▸ TASK DETAILS: Retype the opening lines of the listing below, ending with the line that contains "import pandas as pd", and leave out any pictures.

▸ SOURCE EXCERPT:
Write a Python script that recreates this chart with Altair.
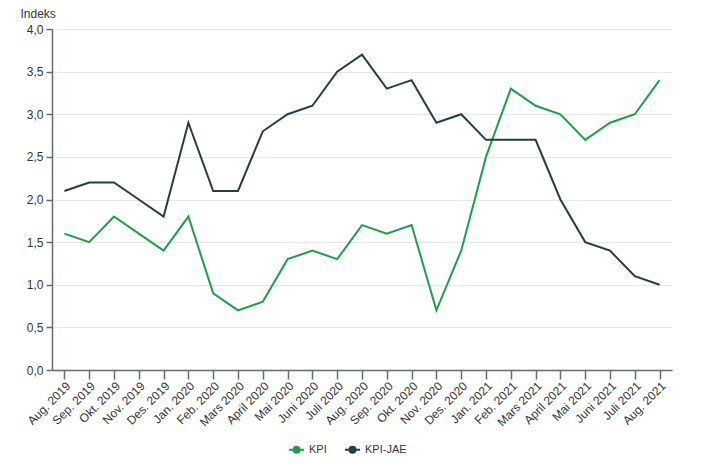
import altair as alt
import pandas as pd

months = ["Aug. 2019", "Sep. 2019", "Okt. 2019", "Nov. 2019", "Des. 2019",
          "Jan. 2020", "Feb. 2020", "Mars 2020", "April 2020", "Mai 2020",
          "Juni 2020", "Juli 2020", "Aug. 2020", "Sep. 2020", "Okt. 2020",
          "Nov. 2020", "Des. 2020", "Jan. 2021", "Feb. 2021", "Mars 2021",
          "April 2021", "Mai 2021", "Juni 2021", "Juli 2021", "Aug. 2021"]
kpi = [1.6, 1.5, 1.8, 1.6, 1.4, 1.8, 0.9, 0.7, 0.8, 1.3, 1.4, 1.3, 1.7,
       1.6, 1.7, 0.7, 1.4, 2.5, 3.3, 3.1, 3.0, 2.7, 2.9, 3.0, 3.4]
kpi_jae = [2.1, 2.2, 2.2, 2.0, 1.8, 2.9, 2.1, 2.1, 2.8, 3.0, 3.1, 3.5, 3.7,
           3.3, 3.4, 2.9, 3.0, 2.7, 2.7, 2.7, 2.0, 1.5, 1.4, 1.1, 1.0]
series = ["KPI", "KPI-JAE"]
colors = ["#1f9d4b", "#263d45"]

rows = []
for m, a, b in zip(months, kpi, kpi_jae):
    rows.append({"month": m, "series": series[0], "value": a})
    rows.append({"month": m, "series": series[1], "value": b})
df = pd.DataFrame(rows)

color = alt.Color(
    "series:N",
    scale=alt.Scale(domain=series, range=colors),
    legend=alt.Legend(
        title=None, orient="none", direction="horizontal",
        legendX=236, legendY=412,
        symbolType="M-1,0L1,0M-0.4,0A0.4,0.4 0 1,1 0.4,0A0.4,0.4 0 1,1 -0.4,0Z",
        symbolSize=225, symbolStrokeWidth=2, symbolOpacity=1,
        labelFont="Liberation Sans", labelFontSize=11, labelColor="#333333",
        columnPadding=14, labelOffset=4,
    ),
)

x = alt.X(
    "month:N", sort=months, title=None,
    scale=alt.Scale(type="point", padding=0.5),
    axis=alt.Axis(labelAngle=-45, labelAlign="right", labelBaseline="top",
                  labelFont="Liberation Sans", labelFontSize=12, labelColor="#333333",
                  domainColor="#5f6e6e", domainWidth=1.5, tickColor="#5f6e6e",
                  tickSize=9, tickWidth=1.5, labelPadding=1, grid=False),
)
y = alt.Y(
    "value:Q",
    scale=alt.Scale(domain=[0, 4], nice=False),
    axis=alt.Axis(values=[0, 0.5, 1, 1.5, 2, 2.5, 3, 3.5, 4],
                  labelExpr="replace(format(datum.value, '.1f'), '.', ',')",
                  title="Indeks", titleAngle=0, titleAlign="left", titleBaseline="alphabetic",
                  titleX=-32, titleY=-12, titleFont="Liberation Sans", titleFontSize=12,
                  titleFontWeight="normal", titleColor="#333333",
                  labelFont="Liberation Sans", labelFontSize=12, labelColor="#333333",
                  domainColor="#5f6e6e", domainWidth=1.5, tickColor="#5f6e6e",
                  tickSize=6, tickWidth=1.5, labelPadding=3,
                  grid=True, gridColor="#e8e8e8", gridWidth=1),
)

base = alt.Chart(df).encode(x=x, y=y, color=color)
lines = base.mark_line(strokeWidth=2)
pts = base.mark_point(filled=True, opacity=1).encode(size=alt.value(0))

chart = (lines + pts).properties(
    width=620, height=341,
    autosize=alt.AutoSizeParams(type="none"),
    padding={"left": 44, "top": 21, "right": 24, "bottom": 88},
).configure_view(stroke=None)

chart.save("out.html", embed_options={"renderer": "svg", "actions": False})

▸ RESPONSE TO THIS EXERCISE:
Write a Python script that recreates this chart with Altair.
import altair as alt
import pandas as pd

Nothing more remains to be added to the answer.